Safety Practices FAQs

  • Is special handling required when working with treated wood?

    Wear gloves when handling treated wood as wood may splinter, and always wear eye protection and a dust mask when cutting, sawing or sanding treated wood to reduce inhalation and prevent irritation to the nose, eyes and skin.

  • How should I dispose of unused treated wood?

    All treated wood scraps, debris and sawdust should be cleaned up and disposed of after construction in accordance with federal, state and local regulations.

  • Is it ok to burn treated wood?

    When treated wood is burned, the chemical components of the preservative are concentrated and can be released into the ash and in particulates in the smoke. Some of these components can be harmful to the environment. Federal and state regulations mandate that treated wood be disposed of properly.

  • Why can I use pressure-treated wood outdoors for a picnic table but not for a countertop?

    Picnic tables are used primarily for serving pre-prepared food, while a kitchen countertop is used to prepare food and used as a cutting surface for raw food. Raw food can absorb the preservatives and be ingested.

  • Is treated wood safe for raised bed gardening?

    Copper-based preservatives have been deemed safe to be used in gardening for vegetables. Tests have shown that the amount of preservative leached from pressure-treated wood is so low it is virtually undetectable.
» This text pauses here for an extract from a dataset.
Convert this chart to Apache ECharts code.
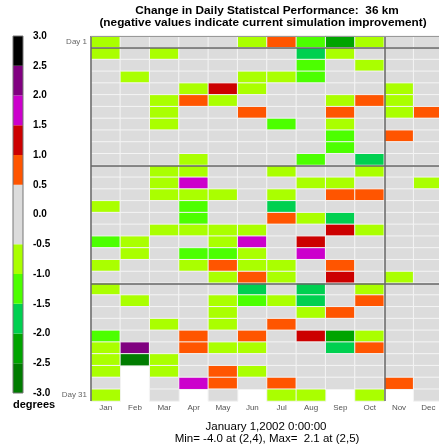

    AWPA is primarily a standards developer, much like ASTM, but specific to products and processes which increase the longevity of wood products. As such, our expertise is in wood durability, and NOT human health and safety. We rely on the U.S. EPA to determine product safety during their registration process. It is our understanding that the wood preservatives used in treated wood available to consumers have been registered by EPA for general use, which means that EPA has determined it is relatively safe for most, if not all, consumer applications. Different people perceive safety in different ways. If you're concerned, you could always apply some type of coating or sealer to reduce the amount of soil contact with the preservative treated wood, or perhaps even put a sheet of plastic between the treated wood and the soil if you want to minimize or eliminate contact between wood and soil. Please note that most of the treated wood that’s two inches or less in thickness tends to be treated for above-ground uses, so it may not last very long in a ground-contact application. Be sure to contact the manufacturer of the treated wood product or the manufacturer of the wood preservative chemical for information on product safety. There should be contact information on the end tag of the treated wood at your lumber retailer.